O segundo aspecto parece-nos ainda mais ofensivo à opção do legislador, porque subordina a aplicação da lei a um subjetivo juízo de essencialidade, a ser exercido em cada caso concreto. Com efeito, como a lei restringe a excussão e retirada dos bens de capital essenciais à atividade empresarial, os devedores têm sustentado, com algum suporte doutrinário, o alargamento de tal conceito, visando alcançar direitos creditórios transferidos por cessão fiduciária, porque, segundo se afirma, tais créditos seriam igualmente “essenciais” à atividade empresarial.

Ora, não é preciso ir longe na literatura para se afirmar que o conceito de bem de capital em nenhuma hipótese poderia abarcar direitos creditórios: bens de capital são, substancialmente, equipamentos utilizados no processo produtivo, não incorporados diretamente no produto final. Por isso, não tem pertinência descer-se à análise da essencialidade em cada caso concreto, o que produz verdadeira subversão da proteção legal conferida ao credor titular de propriedade fiduciária.

O recente e rumoroso pedido de recuperação judicial do Grupo Odebrecht ensejou decisão liminar proferida na esteira de tal benevolência para com devedores em geral. O juízo de primeiro grau impôs restrições à eficácia das garantias fiduciárias, mas o Tribunal de Justiça as restabeleceu após recursos de cada um dos credores. O caso da Livraria Cultura, poucos meses antes, teve desenvolvimento e desfecho semelhantes.

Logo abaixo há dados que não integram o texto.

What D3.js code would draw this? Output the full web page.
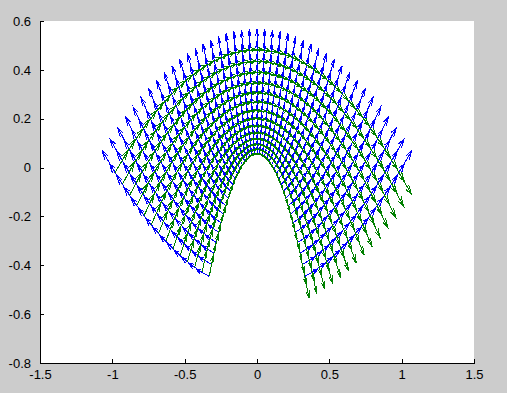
<!DOCTYPE html>
<html lang="en">
<head>
    <meta charset="UTF-8">
    <title>Quiver grid</title>
    <script src="https://d3js.org/d3.v7.min.js"></script>
    <style>
        html, body {
            margin: 0;
            padding: 0;
            background: #cccccc;
        }
        svg {
            display: block;
        }
        .tick text {
            font: 13px "Liberation Sans", Arial, sans-serif;
            fill: #000;
        }
        .arrow {
            fill: none;
            stroke-width: 1px;
            shape-rendering: crispEdges;
        }
    </style>
</head>
<body>

<svg width="507" height="393"></svg>

<script>
    // grid parameters (sigma along the arches, tau across them)
    const sigma = [-1, -0.95, -0.9, -0.85, -0.8, -0.75, -0.7, -0.65, -0.6, -0.55,
                   -0.5, -0.45, -0.4, -0.35, -0.3, -0.25, -0.2, -0.15, -0.1, -0.05,
                   0, 0.05, 0.1, 0.15, 0.2, 0.25, 0.3, 0.35, 0.4, 0.45,
                   0.5, 0.55, 0.6, 0.65, 0.7, 0.75, 0.8, 0.85, 0.9, 0.95, 1];
    const tau = [0.33, 0.38, 0.43, 0.48, 0.53, 0.58, 0.63, 0.68, 0.73, 0.78, 0.83, 0.88, 0.93, 0.98];

    const arrowScale = 0.09;

    const xTicks = [-1.5, -1, -0.5, 0, 0.5, 1, 1.5];
    const xTickLabels = ["-1.5", "-1", "-0.5", "0", "0.5", "1", "1.5"];
    const yTicks = [-0.8, -0.6, -0.4, -0.2, 0, 0.2, 0.4, 0.6];
    const yTickLabels = ["-0.8", "-0.6", "-0.4", "-0.2", "0", "0.2", "0.4", "0.6"];

    const svg = d3.select("svg");
    const plot = {left: 40, right: 474, top: 21, bottom: 363};

    const x = d3.scaleLinear().domain([-1.5, 1.5]).range([plot.left, plot.right]);
    const y = d3.scaleLinear().domain([-0.8, 0.6]).range([plot.bottom, plot.top]);

    // white axes area
    svg.append("rect")
        .attr("x", plot.left)
        .attr("y", plot.top)
        .attr("width", plot.right - plot.left)
        .attr("height", plot.bottom - plot.top)
        .attr("fill", "#fff");

    // grid nodes and their tangent vectors
    const nodes = [];
    tau.forEach(t => {
        sigma.forEach(s => {
            nodes.push({
                x: s * t,
                y: (t * t - s * s) / 2,
                blue: [s, t],
                green: [t, -s]
            });
        });
    });

    // matlab style arrow: shaft + two head strokes, computed in data units
    function arrowPath(d, vec) {
        const alpha = 0.33, beta = 0.33;
        const u = vec[0] * arrowScale, v = vec[1] * arrowScale;
        const tx = d.x + u, ty = d.y + v;
        const h1x = tx - alpha * (u + beta * v), h1y = ty - alpha * (v - beta * u);
        const h2x = tx - alpha * (u - beta * v), h2y = ty - alpha * (v + beta * u);
        return `M${x(d.x)},${y(d.y)}L${x(tx)},${y(ty)}` +
               `M${x(h1x)},${y(h1y)}L${x(tx)},${y(ty)}L${x(h2x)},${y(h2y)}`;
    }

    svg.append("clipPath").attr("id", "clip")
        .append("rect")
        .attr("x", plot.left).attr("y", plot.top)
        .attr("width", plot.right - plot.left).attr("height", plot.bottom - plot.top);

    const g = svg.append("g").attr("clip-path", "url(#clip)");

    g.selectAll(".blue")
        .data(nodes)
        .enter().append("path")
          .attr("class", "arrow blue")
          .attr("stroke", "#0000ff")
          .attr("d", d => arrowPath(d, d.blue));

    g.selectAll(".green")
        .data(nodes)
        .enter().append("path")
          .attr("class", "arrow green")
          .attr("stroke", "#008000")
          .attr("d", d => arrowPath(d, d.green));

    // axes, ticks pointing inward
    const xAxis = d3.axisBottom(x)
        .tickValues(xTicks)
        .tickFormat((d, i) => xTickLabels[i])
        .tickSizeInner(-4)
        .tickSizeOuter(0)
        .tickPadding(7);

    const yAxis = d3.axisLeft(y)
        .tickValues(yTicks)
        .tickFormat((d, i) => yTickLabels[i])
        .tickSizeInner(-4)
        .tickSizeOuter(0)
        .tickPadding(9);

    svg.append("g")
        .attr("transform", `translate(0,${plot.bottom})`)
        .call(xAxis)
        .call(a => a.selectAll("path, line").attr("stroke", "#000").attr("shape-rendering", "crispEdges"));

    svg.append("g")
        .attr("transform", `translate(${plot.left},0)`)
        .call(yAxis)
        .call(a => a.selectAll("path, line").attr("stroke", "#000").attr("shape-rendering", "crispEdges"));
</script>

</body>
</html>
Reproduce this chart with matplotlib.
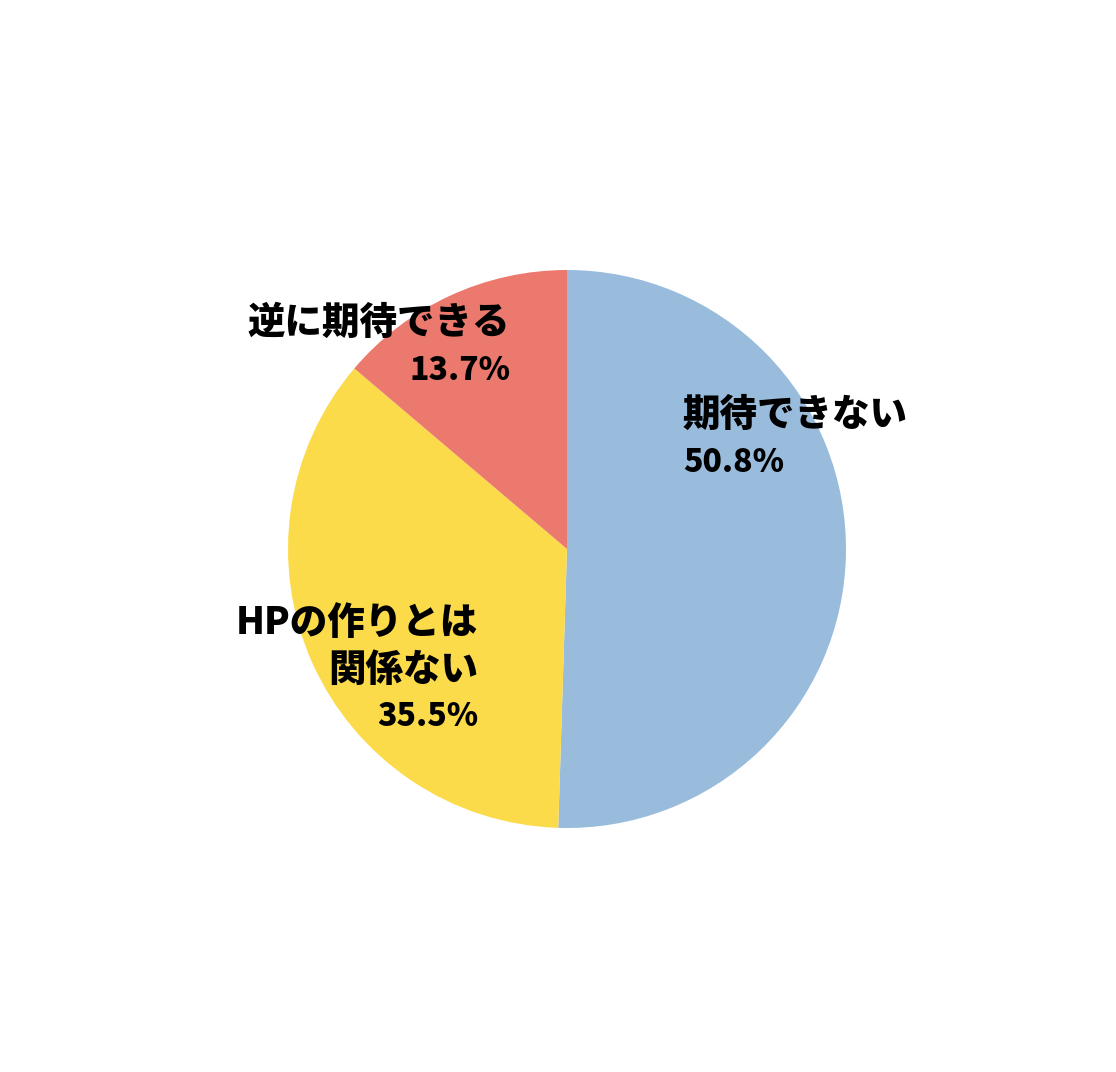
import matplotlib.pyplot as plt

plt.rcParams['font.family'] = ['Noto Sans CJK JP', 'DejaVu Sans']

# data (slice sizes as drawn in the picture, labels as printed)
labels = ["期待できない", "HPの作りとは\n関係ない", "逆に期待できる"]
values = [50.5, 35.7, 13.8]
pct_labels = ["50.8%", "35.5%", "13.7%"]
colors = ["#99BCDC", "#FCDB4B", "#EC796E"]

W, H = 1116, 1072
fig = plt.figure(figsize=(W / 100, H / 100), dpi=100)

# pie centre (567, 549) px from top, radius 279 px
cx, cy, r = 567, H - 549, 279
ax = fig.add_axes([(cx - r) / W, (cy - r) / H, 2 * r / W, 2 * r / H])
ax.pie(values, colors=colors, startangle=90, counterclock=False,
       radius=1, wedgeprops=dict(linewidth=0))
ax.set_xlim(-1, 1)
ax.set_ylim(-1, 1)
ax.set_aspect('equal')
ax.axis('off')

def px(x, y):
    return x / W, 1 - y / H

lab_kw = dict(fontsize=27, fontweight='black', va='center')
pct_kw = dict(fontsize=23, fontweight='black', va='center')

# 期待できない
fig.text(*px(683, 415), labels[0], ha='left', **lab_kw)
fig.text(*px(683, 462), pct_labels[0], ha='left', **pct_kw)

# HPの作りとは 関係ない
fig.text(*px(478, 623), labels[1].split("\n")[0], ha='right', **lab_kw)
fig.text(*px(478, 670), labels[1].split("\n")[1], ha='right', **lab_kw)
fig.text(*px(478, 716), pct_labels[1], ha='right', **pct_kw)

# 逆に期待できる
fig.text(*px(510, 323), labels[2], ha='right', **lab_kw)
fig.text(*px(510, 370), pct_labels[2], ha='right', **pct_kw)

fig.savefig("out.png", dpi=100, facecolor="white")
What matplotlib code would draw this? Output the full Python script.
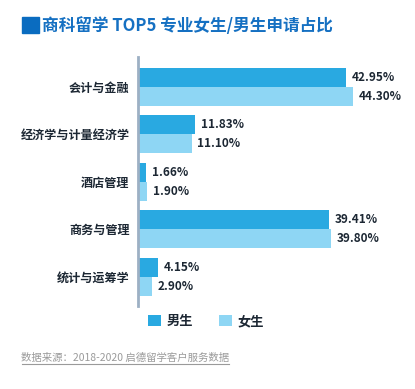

Finalmente, é importante registrar que ao contrário de uma suposta tendência sustentada por alguns, o Projeto de Lei 10.220/18, que visa introduzir alterações no diploma recuperacional em vigor, manteve a proteção do credor com garantia fiduciária dos efeitos da recuperação judicial. De toda sorte, de nada adiantará essa e outras previsões legais se o Poder Judiciário não lhes garantir a aplicação, inobstante o amargo que isso possa causar aqui e acolá. Decisões que violam a lei emitem sinais ambíguos ao mercado; estão, em verdade, sacrificando todo um universo empreendedor difuso, que necessita de crédito para crescer, em favor de alguns poucos negócios malsucedidos, que talvez devessem mesmo ser extintos, exatamente como preconiza nossa lei de quebras. A democracia pressupõe respeito à lei, e não se justifica sua violação constante a pretexto de cumprimento de preceitos abstratos como o da preservação da empresa.